9 Haziran 2013 Pazar

Gezi Parkında Unutulmuş İki Soru

Her şey ağaca sarılan elleri çözmek için ellerin uzanmasıyla başladı. (?)

Sorulacak çok soru var. Bu aslında güzel bir şey. Soracak sorumuz varsa, cevap almaya/bulmaya layıkız demektir.

Gezi parkında ve daha sonra neredeyse tüm yurda yayılan eylemlerde kimler vardı? Bunun cevabını verebilirsek, meselenin ne olduğu üzerine daha sağlıklı sorular sorabiliriz.

Gezi parkında ağaçlar kesilmesin diye çadırında nöbet tutan çevreye duyarlı gönüllüler vardı. Ben bahçemde büyük bir hevesle diktiğim dört meyve ağacına –meyve vermeye başladılar halbuki- gerekli özeni gösteremesem de bu hassasiyeti çok iyi anlayabiliyorum. Öyle ki çevre problemleri için kendini zincirleyen eylemcilere hiç şaşkın şaşkın bakmamışımdır. Bir balina için hiç gözyaşı dökmedim ama balina katliamı için çırpınan insanlarla arama mesafe koymadım asla.

Ben bunu anlayabiliyorken, İstanbul gibi koca bir şehrin yöneticileri anlamamışlar mıdır? İtiraf edemesek de gözlerimiz mecbur bırakıyor bizleri, bu yerel yönetim İstanbul’a yeşillik adına çok büyük hizmetlerde bulunmuştur.

Öyleyse bu insanlar böyle bir müdahaleye neden maruz kaldı?

Polis emir alır. Emri söylendiği veya anladığı şekilde uygular. İki ihtimal var: Polis ne dendiyse aynen ona göre hareket etti. Polis söyleneni yanlış anladı veya “sabahın köründe bizi ne hallere soktunuz, alın size” diyerek kişisel siniriyle hareket etti. Toplu sinir?  Zor… bu ihtimal zayıflıyor.

Polise emir verenler nasıl bir sadist ruha sahip ki böyle bir müdahale yaşanıyor? Bu mümkün müdür? Herkes tanıdığı vali ve emniyet müdürüne göre bu sorunun cevabını versin. İnsaf sahipleri bu ihtimalin de zayıf olacağını söyleyecektir.
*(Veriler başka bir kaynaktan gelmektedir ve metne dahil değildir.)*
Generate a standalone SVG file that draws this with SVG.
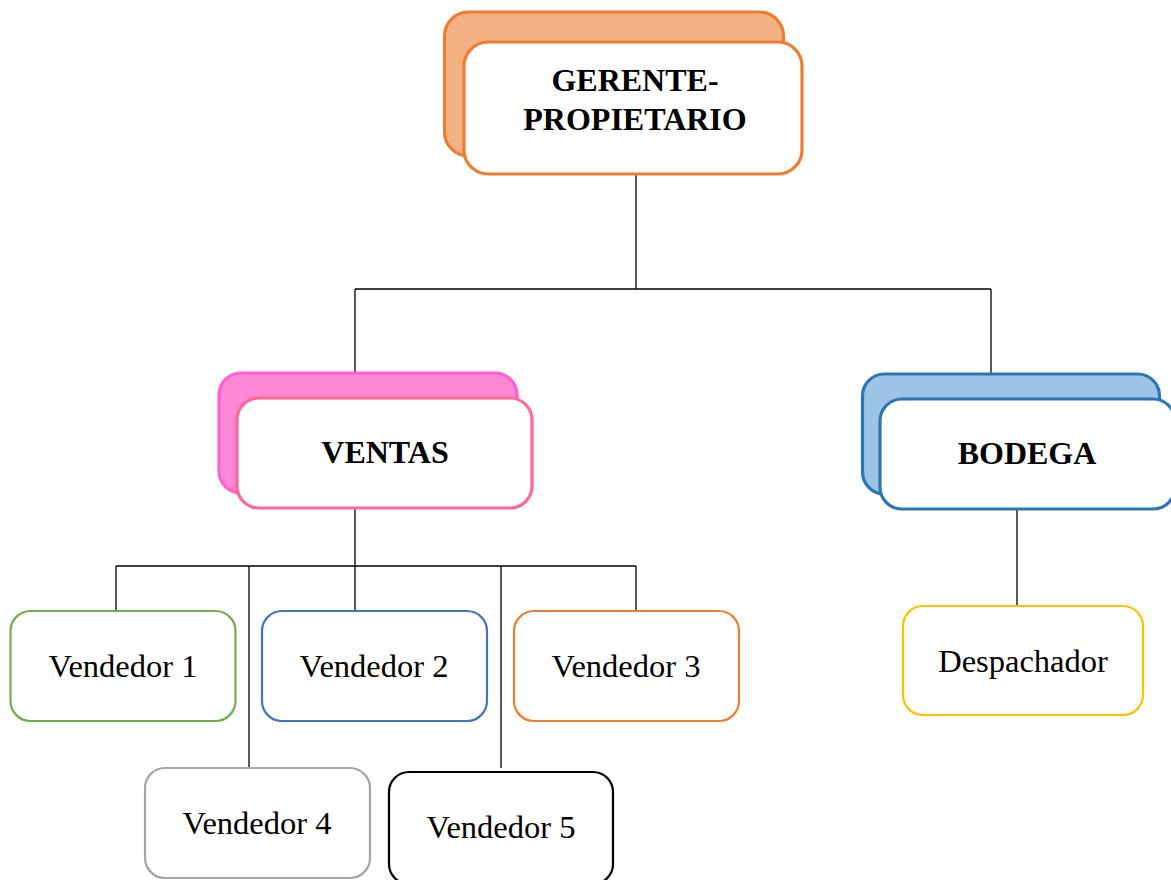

Peki, komplo olamaz mı? Bizler her meselede devlet içinde devlet aramayı seviyoruz. Bu meselede niye bu ihtimal uzak tutuluyor?

Mesela cemaat… Hani hep deniliyor ya, cemaat emniyette çok güçlü… F tipi yapılanma vs… Ve duymuyor muyuz ve şahit olmuyor muyuz; cemaat ile hükümet bir çekişme içinde. Hakan Fidan krizi bunun en bariz örneği değil mi? Belki koparılmak istenen ağaç değildir, “fidan”dır.

Bu soruya cevaplarımızı hızlı hızlı vermeyelim. Olay sonrası cemaatin takındığı tavrı da göz önünde bulunduralım. Her olayın arkasında Ergenekonvari yapılanmayı gösteren cemaat neden bu olayda farklı tavır takındı?

Vurma-kırmalar ve yakmalar haricinde sokaktaki halk haklıydı, Erdoğan ise suçluydu. Çünkü aşırı otoriter bir tutum içine girmişti. Gücünü paylaşmıyordu.
Gücünü kimle paylaşmıyordu?
Kadrolaşmada tek kaynak olmayı isteyen cemaat ile başbakanın bu konuda çatışma içinde oldukları epeydir konuşulmuyor muydu?

Ülkem zarar görüyorsa, her ihtimalin düşünülmesinde fayda var.

Belki aradığımız cevap, sormak istemediğimiz sorudadır.

 
Kimler vardı sorusuna devam edelim.

Polisin aşırı şiddetini gören (nerede gördüler?) insanlar buna doğal bir tepki olarak gezi parkına koştular. Bu nedenle sokağa dökülen insanlar olayı nereden gördüler çünkü medya hala anlaşılmayan bir nedenle olayı görmemezlikten gelmişti.  
 
Alın size bir ikinci soru:
Bu kadar büyük bir medya anlaşma olmadan böyle bir olaya karşı nasıl ortak bir tepki gösterebilir? Eğer olay ani geliştiyse, bu ortak tepkinin doğal olarak zuhur ettiğini söyleyebilmek epey zor değil mi?
O zaman olay ani, plansız gelişmemiş olabilir diyebilir miyiz?
 

Gezi parkında kimler vardı sorusunu sordukça cevap yerine sorular geliyor.

Eylemci gruptan daha iki sınıfı düşünmüşken cevabı zor iki soru elimizde kaldı.

Bu iki soru cevapsızken, başka soru sormaya gerek var mı?